* [YOUR INSTRUCTIONS]: Copy out exactly the lines from the start of the data to the line containing "var y = d3.scaleLinear().domain([-2000, 1000]).range([560, 72]);". Include both.
───── DATA FOR PROCESSING ─────
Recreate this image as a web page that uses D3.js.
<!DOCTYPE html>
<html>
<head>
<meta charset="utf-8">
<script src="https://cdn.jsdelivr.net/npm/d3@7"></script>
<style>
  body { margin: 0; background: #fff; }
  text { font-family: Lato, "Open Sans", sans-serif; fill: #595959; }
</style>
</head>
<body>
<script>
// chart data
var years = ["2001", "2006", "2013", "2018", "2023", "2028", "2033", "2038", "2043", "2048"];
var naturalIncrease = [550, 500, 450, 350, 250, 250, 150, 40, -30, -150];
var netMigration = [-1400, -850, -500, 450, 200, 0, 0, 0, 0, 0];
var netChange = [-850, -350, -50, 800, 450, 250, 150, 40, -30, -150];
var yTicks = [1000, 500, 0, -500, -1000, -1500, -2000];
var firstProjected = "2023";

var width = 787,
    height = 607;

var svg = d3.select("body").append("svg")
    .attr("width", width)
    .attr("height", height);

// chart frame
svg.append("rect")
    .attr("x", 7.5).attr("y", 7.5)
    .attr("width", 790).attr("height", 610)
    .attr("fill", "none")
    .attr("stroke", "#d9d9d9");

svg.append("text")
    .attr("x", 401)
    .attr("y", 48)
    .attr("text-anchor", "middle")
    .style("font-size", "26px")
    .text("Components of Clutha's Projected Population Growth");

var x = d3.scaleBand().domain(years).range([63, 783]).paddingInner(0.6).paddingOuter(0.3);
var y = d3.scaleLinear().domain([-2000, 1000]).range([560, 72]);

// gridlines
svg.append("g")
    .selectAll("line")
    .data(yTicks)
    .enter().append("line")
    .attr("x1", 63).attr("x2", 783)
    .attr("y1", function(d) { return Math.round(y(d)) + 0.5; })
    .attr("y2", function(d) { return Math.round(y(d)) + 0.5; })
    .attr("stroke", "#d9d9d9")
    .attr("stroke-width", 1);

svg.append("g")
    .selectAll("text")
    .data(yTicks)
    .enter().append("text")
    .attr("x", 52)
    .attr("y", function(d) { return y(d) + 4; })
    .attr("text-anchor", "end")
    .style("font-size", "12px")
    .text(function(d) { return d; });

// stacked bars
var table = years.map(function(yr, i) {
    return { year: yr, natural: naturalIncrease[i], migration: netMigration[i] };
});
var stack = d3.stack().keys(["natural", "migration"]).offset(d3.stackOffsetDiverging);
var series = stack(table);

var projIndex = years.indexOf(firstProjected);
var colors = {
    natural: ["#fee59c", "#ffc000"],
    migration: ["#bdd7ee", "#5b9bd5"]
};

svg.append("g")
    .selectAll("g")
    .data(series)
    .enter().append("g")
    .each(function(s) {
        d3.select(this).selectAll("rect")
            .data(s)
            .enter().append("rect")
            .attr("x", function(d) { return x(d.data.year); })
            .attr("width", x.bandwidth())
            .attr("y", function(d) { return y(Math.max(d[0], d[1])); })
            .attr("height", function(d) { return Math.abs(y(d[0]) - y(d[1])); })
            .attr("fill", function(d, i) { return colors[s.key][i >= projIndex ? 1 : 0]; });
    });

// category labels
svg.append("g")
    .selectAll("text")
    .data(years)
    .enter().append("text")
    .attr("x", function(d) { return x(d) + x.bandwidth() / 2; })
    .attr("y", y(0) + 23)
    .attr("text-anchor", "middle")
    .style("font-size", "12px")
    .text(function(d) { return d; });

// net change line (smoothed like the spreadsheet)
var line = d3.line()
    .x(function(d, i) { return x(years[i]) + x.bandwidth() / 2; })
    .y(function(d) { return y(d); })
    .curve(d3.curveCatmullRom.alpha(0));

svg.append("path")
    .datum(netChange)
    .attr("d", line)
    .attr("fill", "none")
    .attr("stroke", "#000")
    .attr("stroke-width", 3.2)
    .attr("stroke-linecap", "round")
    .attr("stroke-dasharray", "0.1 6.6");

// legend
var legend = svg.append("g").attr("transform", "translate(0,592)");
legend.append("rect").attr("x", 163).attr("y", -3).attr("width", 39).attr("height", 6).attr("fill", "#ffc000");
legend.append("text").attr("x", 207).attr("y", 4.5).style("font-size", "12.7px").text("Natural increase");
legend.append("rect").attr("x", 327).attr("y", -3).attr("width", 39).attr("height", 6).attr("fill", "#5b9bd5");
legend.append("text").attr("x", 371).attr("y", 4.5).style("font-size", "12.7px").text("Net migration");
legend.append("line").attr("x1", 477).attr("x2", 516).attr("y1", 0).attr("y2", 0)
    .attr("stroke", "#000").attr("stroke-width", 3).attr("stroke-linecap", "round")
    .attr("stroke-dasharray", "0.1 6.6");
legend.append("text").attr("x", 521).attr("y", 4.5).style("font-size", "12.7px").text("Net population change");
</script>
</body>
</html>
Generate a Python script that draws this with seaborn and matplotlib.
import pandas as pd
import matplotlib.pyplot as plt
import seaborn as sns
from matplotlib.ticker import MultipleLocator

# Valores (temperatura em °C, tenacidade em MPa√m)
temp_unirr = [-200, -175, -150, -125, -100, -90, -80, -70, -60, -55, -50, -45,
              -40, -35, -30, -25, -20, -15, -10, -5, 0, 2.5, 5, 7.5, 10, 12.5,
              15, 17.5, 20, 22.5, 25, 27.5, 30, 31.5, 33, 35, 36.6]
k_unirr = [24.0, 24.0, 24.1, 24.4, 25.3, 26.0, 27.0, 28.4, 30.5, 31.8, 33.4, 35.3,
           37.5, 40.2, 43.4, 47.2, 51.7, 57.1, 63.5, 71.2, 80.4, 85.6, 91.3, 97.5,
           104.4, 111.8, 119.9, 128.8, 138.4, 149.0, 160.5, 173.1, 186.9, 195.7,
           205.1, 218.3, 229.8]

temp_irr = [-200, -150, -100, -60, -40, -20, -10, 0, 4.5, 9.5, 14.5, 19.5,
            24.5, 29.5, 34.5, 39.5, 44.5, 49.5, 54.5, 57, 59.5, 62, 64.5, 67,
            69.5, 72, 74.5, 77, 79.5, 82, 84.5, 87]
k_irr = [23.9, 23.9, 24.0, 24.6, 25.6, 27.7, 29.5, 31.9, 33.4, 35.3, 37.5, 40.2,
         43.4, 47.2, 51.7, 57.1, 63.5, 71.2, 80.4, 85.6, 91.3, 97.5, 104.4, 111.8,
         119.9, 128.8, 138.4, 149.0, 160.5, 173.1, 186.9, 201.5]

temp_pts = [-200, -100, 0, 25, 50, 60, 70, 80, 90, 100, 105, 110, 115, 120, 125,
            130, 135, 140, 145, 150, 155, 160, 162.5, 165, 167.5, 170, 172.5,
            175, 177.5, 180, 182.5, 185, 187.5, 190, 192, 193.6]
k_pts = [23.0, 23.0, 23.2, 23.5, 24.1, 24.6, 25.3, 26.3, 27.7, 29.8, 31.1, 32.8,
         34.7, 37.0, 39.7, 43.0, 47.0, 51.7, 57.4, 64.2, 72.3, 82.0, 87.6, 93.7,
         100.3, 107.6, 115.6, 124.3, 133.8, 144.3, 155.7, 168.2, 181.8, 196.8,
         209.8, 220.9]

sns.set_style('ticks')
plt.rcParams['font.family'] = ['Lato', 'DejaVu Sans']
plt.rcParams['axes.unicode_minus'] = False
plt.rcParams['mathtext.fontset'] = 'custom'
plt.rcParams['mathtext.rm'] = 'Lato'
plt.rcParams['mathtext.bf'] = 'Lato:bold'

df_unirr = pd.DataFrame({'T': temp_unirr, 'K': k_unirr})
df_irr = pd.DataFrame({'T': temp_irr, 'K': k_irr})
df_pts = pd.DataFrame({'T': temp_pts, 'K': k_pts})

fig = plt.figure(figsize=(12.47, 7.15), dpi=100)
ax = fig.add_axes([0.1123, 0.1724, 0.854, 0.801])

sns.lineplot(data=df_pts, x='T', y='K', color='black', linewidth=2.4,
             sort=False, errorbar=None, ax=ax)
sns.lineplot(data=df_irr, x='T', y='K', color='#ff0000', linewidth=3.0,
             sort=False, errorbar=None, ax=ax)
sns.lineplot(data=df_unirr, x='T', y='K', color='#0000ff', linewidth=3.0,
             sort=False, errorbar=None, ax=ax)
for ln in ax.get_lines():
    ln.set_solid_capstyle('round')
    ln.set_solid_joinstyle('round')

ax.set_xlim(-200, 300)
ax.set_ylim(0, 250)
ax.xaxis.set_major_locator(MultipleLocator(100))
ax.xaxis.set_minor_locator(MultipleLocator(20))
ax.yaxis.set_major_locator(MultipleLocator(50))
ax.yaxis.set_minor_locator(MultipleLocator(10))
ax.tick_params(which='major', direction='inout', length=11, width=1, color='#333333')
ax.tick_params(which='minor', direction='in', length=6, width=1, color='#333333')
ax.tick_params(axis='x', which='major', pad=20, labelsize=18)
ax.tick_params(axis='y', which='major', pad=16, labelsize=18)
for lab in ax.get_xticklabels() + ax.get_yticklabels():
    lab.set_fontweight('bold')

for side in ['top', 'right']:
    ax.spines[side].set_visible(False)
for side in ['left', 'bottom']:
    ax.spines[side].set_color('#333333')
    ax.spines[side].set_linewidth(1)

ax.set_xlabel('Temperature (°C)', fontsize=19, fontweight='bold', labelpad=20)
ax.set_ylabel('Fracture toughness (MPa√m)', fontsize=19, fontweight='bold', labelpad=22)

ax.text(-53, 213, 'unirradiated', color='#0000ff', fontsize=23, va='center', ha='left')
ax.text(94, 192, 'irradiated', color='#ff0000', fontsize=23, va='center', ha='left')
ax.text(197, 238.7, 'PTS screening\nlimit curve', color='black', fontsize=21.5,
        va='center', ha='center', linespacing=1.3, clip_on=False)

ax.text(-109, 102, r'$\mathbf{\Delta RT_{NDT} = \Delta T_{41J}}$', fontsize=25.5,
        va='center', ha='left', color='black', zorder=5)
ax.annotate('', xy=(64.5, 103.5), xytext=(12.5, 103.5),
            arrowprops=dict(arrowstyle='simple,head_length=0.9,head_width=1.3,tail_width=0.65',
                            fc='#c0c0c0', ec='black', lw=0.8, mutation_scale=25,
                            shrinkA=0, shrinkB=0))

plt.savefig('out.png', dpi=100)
─────
* [RESPONSE FOR THIS EXERCISE]:
Recreate this image as a web page that uses D3.js.
<!DOCTYPE html>
<html>
<head>
<meta charset="utf-8">
<script src="https://cdn.jsdelivr.net/npm/d3@7"></script>
<style>
  body { margin: 0; background: #fff; }
  text { font-family: Lato, "Open Sans", sans-serif; fill: #595959; }
</style>
</head>
<body>
<script>
// chart data
var years = ["2001", "2006", "2013", "2018", "2023", "2028", "2033", "2038", "2043", "2048"];
var naturalIncrease = [550, 500, 450, 350, 250, 250, 150, 40, -30, -150];
var netMigration = [-1400, -850, -500, 450, 200, 0, 0, 0, 0, 0];
var netChange = [-850, -350, -50, 800, 450, 250, 150, 40, -30, -150];
var yTicks = [1000, 500, 0, -500, -1000, -1500, -2000];
var firstProjected = "2023";

var width = 787,
    height = 607;

var svg = d3.select("body").append("svg")
    .attr("width", width)
    .attr("height", height);

// chart frame
svg.append("rect")
    .attr("x", 7.5).attr("y", 7.5)
    .attr("width", 790).attr("height", 610)
    .attr("fill", "none")
    .attr("stroke", "#d9d9d9");

svg.append("text")
    .attr("x", 401)
    .attr("y", 48)
    .attr("text-anchor", "middle")
    .style("font-size", "26px")
    .text("Components of Clutha's Projected Population Growth");

var x = d3.scaleBand().domain(years).range([63, 783]).paddingInner(0.6).paddingOuter(0.3);
var y = d3.scaleLinear().domain([-2000, 1000]).range([560, 72]);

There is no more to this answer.